What you can't use is high temperature long term coherence. Mostly because quantum physics all but forbids it.

But of course you can talk about simple physics without invoking quantum physics. What do you think physicists did before? Most everyday phenomena can be approximated very well by classical physics, and modeling the full wave-function for every particle wouldn't even get you any results in a reasonable time.

Since neurons are relatively large and dense, I expect a classical approximation wouldn't show any observable difference in behavior. Unless a deviation is shown, I don't think it is necessary to postulate things like Roger Penrose's quantum-gravity "explanation" of consciousness.
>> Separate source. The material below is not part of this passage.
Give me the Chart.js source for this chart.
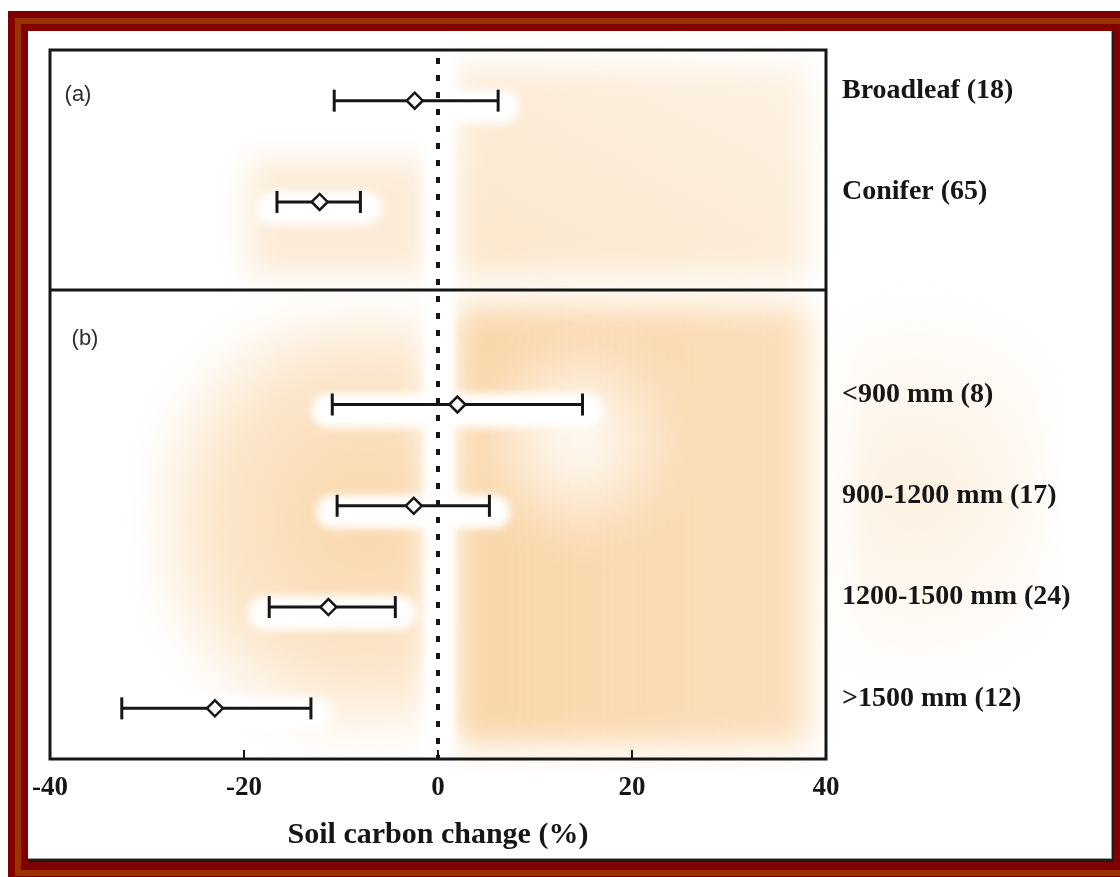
<!DOCTYPE html>
<html>
<head>
<meta charset="utf-8">
<title>Soil carbon change</title>
<script src="https://cdn.jsdelivr.net/npm/chart.js@4.4.1/dist/chart.umd.min.js"></script>
<style>
    html, body { margin: 0; padding: 0; width: 1120px; height: 877px; overflow: hidden; background: #fff; }
    /* triple red frame: dark / rust / dark */
    .frame { position: absolute; left: 8px; top: 11px; width: 1140px; height: 872px; box-sizing: border-box;
             background: #800000; padding: 7px; }
    .band  { height: 100%; box-sizing: border-box; background: #993300; padding: 6px; }
    .inner { height: 100%; box-sizing: border-box; background: #800000; }
    .sheet { position: absolute; left: 28px; top: 31px; width: 1084px; height: 828px; background: #fff;
             border-right: 2px solid #1c1c1c; border-bottom: 3px solid #1c1c1c;
             box-shadow: inset -1px -1px 0 #9a9a9a; }
    canvas { display: block; }
</style>
</head>
<body>
<div class="frame"><div class="band"><div class="inner"></div></div></div>
<div class="sheet"><canvas id="soilChart" width="1084" height="828"></canvas></div>

<script>
(function () {
    'use strict';

    // ── Data ────────────────────────────────────────────────────────────────
    const panelA = ['Broadleaf (18)', 'Conifer (65)'];
    const panelB = ['<900 mm (8)', '900-1200 mm (17)', '1200-1500 mm (24)', '>1500 mm (12)'];
    const groups = [...panelA, ...panelB];

    const means = [-2.4, -12.2, 2.0, -2.5, -11.3, -23.0];
    const lower = [-10.7, -16.6, -10.9, -10.4, -17.4, -32.6];
    const upper = [6.2, -8.0, 14.9, 5.3, -4.4, -13.1];

    const xTicks = [-40, -20, 0, 20, 40];

    // one empty row keeps the two panels apart
    const yLabels = [...panelA, '', ...panelB];
    const DIVIDER_AT = 1.87;

    // ── Theme ───────────────────────────────────────────────────────────────
    const INK   = '#161616';
    const SERIF = "'Liberation Serif', 'Times New Roman', serif";
    const SANS  = "'Liberation Sans', Arial, sans-serif";
    const PEACH = 'rgba(248,206,152,';

    // ── Datasets ────────────────────────────────────────────────────────────
    const whiskers = groups.map((g, i) => ({
        data: [{ x: lower[i], y: g }, { x: upper[i], y: g }],
        borderColor: INK,
        borderWidth: 3,
        pointRadius: 0,
        order: 3
    }));

    const caps = {
        data: groups.flatMap((g, i) => [{ x: lower[i], y: g }, { x: upper[i], y: g }]),
        showLine: false,
        pointStyle: 'line',
        rotation: 90,
        pointRadius: 11,
        borderColor: INK,
        borderWidth: 3,
        order: 2
    };

    const centres = {
        data: groups.map((g, i) => ({ x: means[i], y: g })),
        showLine: false,
        pointStyle: 'rectRot',
        pointRadius: 8,
        backgroundColor: '#fff',
        borderColor: INK,
        borderWidth: 2.5,
        order: 1
    };

    // ── Plugins ─────────────────────────────────────────────────────────────
    // soft peach wash behind the panels
    const haze = {
        id: 'haze',
        beforeDraw(chart) {
            const { ctx, chartArea: a, scales: { x, y } } = chart;
            const x0 = x.getPixelForValue(0);
            const divY = y.getPixelForValue(DIVIDER_AT);
            ctx.save();
            ctx.filter = 'blur(16px)';

            let g = ctx.createLinearGradient(x0, a.bottom, a.right, a.top);
            g.addColorStop(0, PEACH + '0.8)');
            g.addColorStop(1, PEACH + '0.25)');
            ctx.fillStyle = g;
            ctx.fillRect(x0 + 18, a.top + 16, a.right - x0 - 36, divY - a.top - 30);

            g = ctx.createLinearGradient(x0, 0, a.right, 0);
            g.addColorStop(0, PEACH + '0.85)');
            g.addColorStop(1, PEACH + '0.65)');
            ctx.fillStyle = g;
            ctx.fillRect(x0 + 18, divY + 16, a.right - x0 - 36, a.bottom - divY - 30);

            g = ctx.createRadialGradient(x0 + 140, divY + 150, 5, x0 + 140, divY + 150, 110);
            g.addColorStop(0, 'rgba(255,255,255,0.9)');
            g.addColorStop(1, 'rgba(255,255,255,0)');
            ctx.fillStyle = g;
            ctx.fillRect(x0, divY, a.right - x0, a.bottom - divY);

            g = ctx.createRadialGradient(x0 - 70, divY + 230, 20, x0 - 70, divY + 230, 240);
            g.addColorStop(0, PEACH + '0.8)');
            g.addColorStop(0.6, PEACH + '0.5)');
            g.addColorStop(1, PEACH + '0)');
            ctx.fillStyle = g;
            ctx.fillRect(a.left + 100, divY + 20, x0 - a.left - 110, a.bottom - divY - 30);

            ctx.fillStyle = PEACH + '0.4)';
            ctx.fillRect(x0 - 190, a.top + 110, 180, divY - a.top - 125);

            g = ctx.createRadialGradient(a.right + 90, divY + 200, 10, a.right + 90, divY + 200, 200);
            g.addColorStop(0, PEACH + '0.3)');
            g.addColorStop(1, PEACH + '0)');
            ctx.fillStyle = g;
            ctx.fillRect(a.right + 20, divY - 60, 200, 470);
            ctx.restore();
        }
    };

    // white halos, panel frame, zero line and inward ticks
    const frame = {
        id: 'frame',
        beforeDatasetsDraw(chart) {
            const { ctx, chartArea: a, scales: { x, y } } = chart;
            const x0 = x.getPixelForValue(0);
            const divY = y.getPixelForValue(DIVIDER_AT);

            ctx.save();
            ctx.filter = 'blur(4px)';
            ctx.strokeStyle = '#fff';
            ctx.lineCap = 'round';
            groups.forEach((g, i) => {
                const py = y.getPixelForValue(g);
                ctx.lineWidth = 34;
                ctx.beginPath();
                ctx.moveTo(x.getPixelForValue(lower[i]) - 4, py + 6);
                ctx.lineTo(x.getPixelForValue(upper[i]) + 4, py + 6);
                ctx.stroke();
            });
            ctx.fillStyle = '#fff';
            ctx.fillRect(x0 - 14, a.top, 30, a.bottom - a.top);
            ctx.restore();

            ctx.save();
            ctx.strokeStyle = INK;
            ctx.lineWidth = 3;
            ctx.strokeRect(a.left, a.top, a.right - a.left, a.bottom - a.top);
            ctx.beginPath();
            ctx.moveTo(a.left, divY);
            ctx.lineTo(a.right, divY);
            ctx.stroke();

            ctx.lineWidth = 2;
            x.ticks.forEach(t => {
                if (t.value <= x.min || t.value >= x.max) return;
                const px = x.getPixelForValue(t.value);
                ctx.beginPath();
                ctx.moveTo(px, a.bottom);
                ctx.lineTo(px, a.bottom - 9);
                ctx.stroke();
            });

            ctx.lineWidth = 4;
            ctx.setLineDash([6, 11]);
            ctx.beginPath();
            ctx.moveTo(x0, a.top + 8);
            ctx.lineTo(x0, a.bottom);
            ctx.stroke();
            ctx.restore();
        },
        afterDraw(chart) {
            const { ctx, chartArea: a, scales: { y } } = chart;
            const divY = y.getPixelForValue(DIVIDER_AT);
            ctx.save();
            ctx.fillStyle = '#2e2e2e';
            ctx.font = '22px ' + SANS;
            ctx.textAlign = 'center';
            ctx.textBaseline = 'middle';
            ctx.fillText('(a)', a.left + 28, a.top + 45);
            ctx.fillText('(b)', a.left + 35, divY + 49);
            ctx.restore();
        }
    };

    // ── Chart ───────────────────────────────────────────────────────────────
    new Chart(document.getElementById('soilChart'), {
        type: 'line',
        data: { datasets: [...whiskers, caps, centres] },
        options: {
            responsive: false,
            animation: false,
            layout: { padding: { left: 22, top: 19, right: 0, bottom: 0 } },
            plugins: { legend: { display: false }, tooltip: { enabled: false } },
            scales: {
                x: {
                    type: 'linear',
                    min: -40,
                    max: 40,
                    afterBuildTicks: s => { s.ticks = xTicks.map(v => ({ value: v })); },
                    afterFit: s => { s.height = 100; s.paddingLeft = 0; s.paddingRight = 0; },
                    grid: { display: false, drawTicks: false },
                    border: { display: false },
                    ticks: {
                        color: INK,
                        padding: 13,
                        font: { family: SERIF, size: 27, weight: 'bold' }
                    },
                    title: {
                        display: true,
                        text: 'Soil carbon change (%)',
                        color: INK,
                        padding: { top: 0, bottom: 6 },
                        font: { family: SERIF, size: 30, weight: 'bold' }
                    }
                },
                y: {
                    type: 'category',
                    labels: yLabels,
                    position: 'right',
                    offset: true,
                    afterFit: s => { s.width = 286; s.paddingTop = 0; s.paddingBottom = 0; },
                    grid: { display: false, drawTicks: false },
                    border: { display: false },
                    ticks: {
                        color: INK,
                        padding: 16,
                        labelOffset: -10,
                        autoSkip: false,
                        font: { family: SERIF, size: 28, weight: 'bold' }
                    }
                }
            }
        },
        plugins: [haze, frame]
    });
})();
</script>
</body>
</html>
I read it as "everything can be explained with classical physics alone", the same way we can safely assume the Earth is flat for making a small house. We're not going to complicate math by using the curvature the same way we're not worrying about tunneling, spin, entanglement, etc.
That is exactly why I'm skeptical. Photosynthesis involves quantum entanglement. I'd be surprised if quantum entanglement doesn't play a role in consciousness.
Saying that quantum effects are present and saying that the human brain is a quantum computer (or more?) and will get exponential speedup are two very different things.
We have a pretty good understanding of the individual neuron, and we modeled it with good accuracy. We used a very simplified model of it to build deep learning. The problem is the absurd amount of neurons and interconnections that we would have to run to simulate a human brain.

At some point we may find some phenomena for learning that involves some quantum event, but I doubt we have ever to simulate them at the quantum level.